29 de setembro de 2020

Pastores e ovelhas

As mudanças de párocos têm sempre um lado algo intrigante. Da Sé, pretende-se que não se dê a perceber que é mudança a pedido, vinda dos sacerdotes, vinda dos paroquianos ou facções destes. E todas as paróquias devem ter os seus "queixinhas", os guardiões da moralidade e boas práticas. Por outro lado, obviamente, é fácil congeminar que algumas vezes o Bispo procura juntar o útil ao agradável, buscando resolver e equilibrar a distribuição dos serviços, aliviando quem já tem muitos anos pela frente, mas, também, certamente para pôr as "peças" no sítio certo do tabuleiro e sanar ou mitigar conflitos latentes entre "pastor" e "ovelhas". E quer se queira quer não, isso adivinhava-se ou pressentia-se nalgumas das paróquias agora incluídas nas recentes mudanças de paroquialidade na nossa Vigararia da Feira.

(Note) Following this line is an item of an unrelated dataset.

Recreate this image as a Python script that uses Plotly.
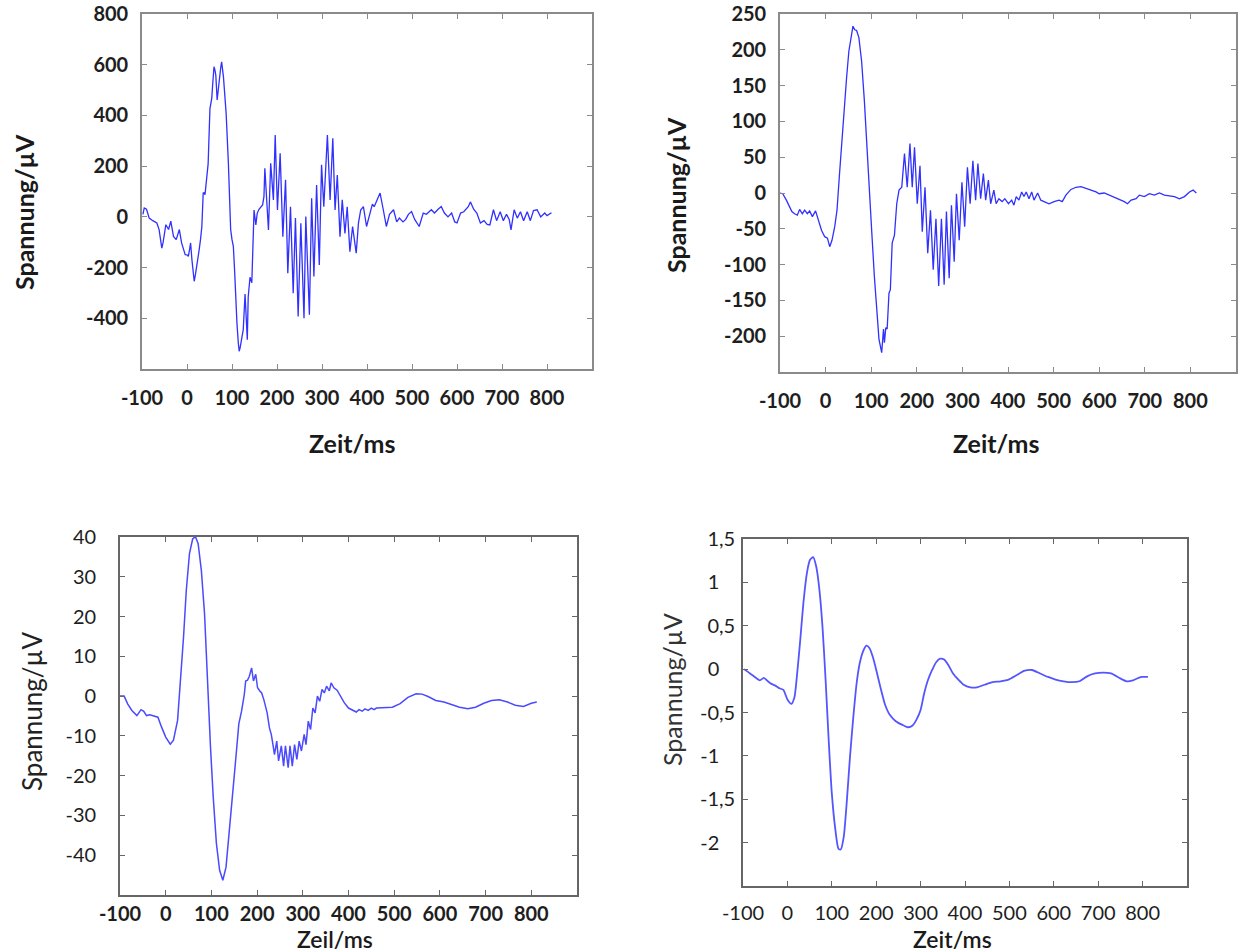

Certamente que o Bispo e a Sé, conhecem ou têm quem os informem das reais capacidades dos diferentes sacerdotes diocesanos. Como homens que são, naturalmente todos com diferentes atributos e  "talentos". Uns mais pela palavra, outros mais pela acção; uns mais pelo diálogo e inclusão permanente com as "forças vivas", outros por alguns apontamentos de prepotência e de tiques já em desuso, ou pelo menos já não tolerados, do "quero, posso e mando", ou então muito assoberbados com o seu "rei na barriga".

Nos tempos que correm, para além da recorrente falta de vocações e delas de sacerdotes, mesmo que contrabalançados pelo diaconato, certo é que os párocos, não generalizando, obviamente, há muito que o deixaram de ser por pura vocação, humildade e despreendimento, mesmo que sem os extremos dos "votos de pobreza". São, por conseguinte, bem assalariados, não dispensando nem se privando de todo os luxos e confortos modernos. Nem sempre são exemplo a seguir e vão mais pela recomendação do "olha para o que eu digo e não para o que faço". Só que os fiéis actuais, no que perderam de dedicação e prática religiosas, ganharam no sentido crítico e de escrutínio e já "não vão à missa toda" de um qualquer pároco com o "rei na barriga". Pelo contrário, sabem reconhecer e respeitar  os sacerdotes com vocação religiosa e espiritual, pois claro, mas também como um dos seus, humilde, franco, receptivo e serviçal, capaz de ouvir e fazer-se ouvir, acolher e não enxotar. Em resumo, em plena comunhão com a comunidade que serve e dirige.

Neste contexto, importa que os sacerdotes e párocos sejam isso mesmo, representantes da Igreja e pastores, e que para além das funções ordinárias do calendário religioso e serviços decorrentes e inerentes, saibam compreender a cultura e identidade específicas de cada paróquia e sua comunidade, suas práticas e tradições e dentro do possível respeitá-las e até aprofundá-las. Fazer o contrário, pondo e dispondo, confrontando, alterando e inventando, não vão lá, e para além de dividirem e tresmalhar as ovelhas, correm o risco de despoletar conflitos, desrespeitos e desconsiderações, até que o Bispo, cansado dos reparos e queixas,  volte a dar-lhes guia de marcha, mesmo que levando a mesma forma de estar e actuar a outras terras, porque podem ser fracos pastores mas a necessidade obriga a fechar os olhos ou a encolher os ombros por algum tempo. De resto, há gente que nunca aprende  e nem se emenda. Ora quem nasce torto, diz o povo, tarde ou nunca endireita.

Parte do que atrás ficou dito é num sentido geral. Quanto às recentes alterações, mesmo não sendo um expert e até arredado das missas desde o confinamento, parece-me que foram equilibradas e necessárias quanto baste.  Mas o tempo o dirá.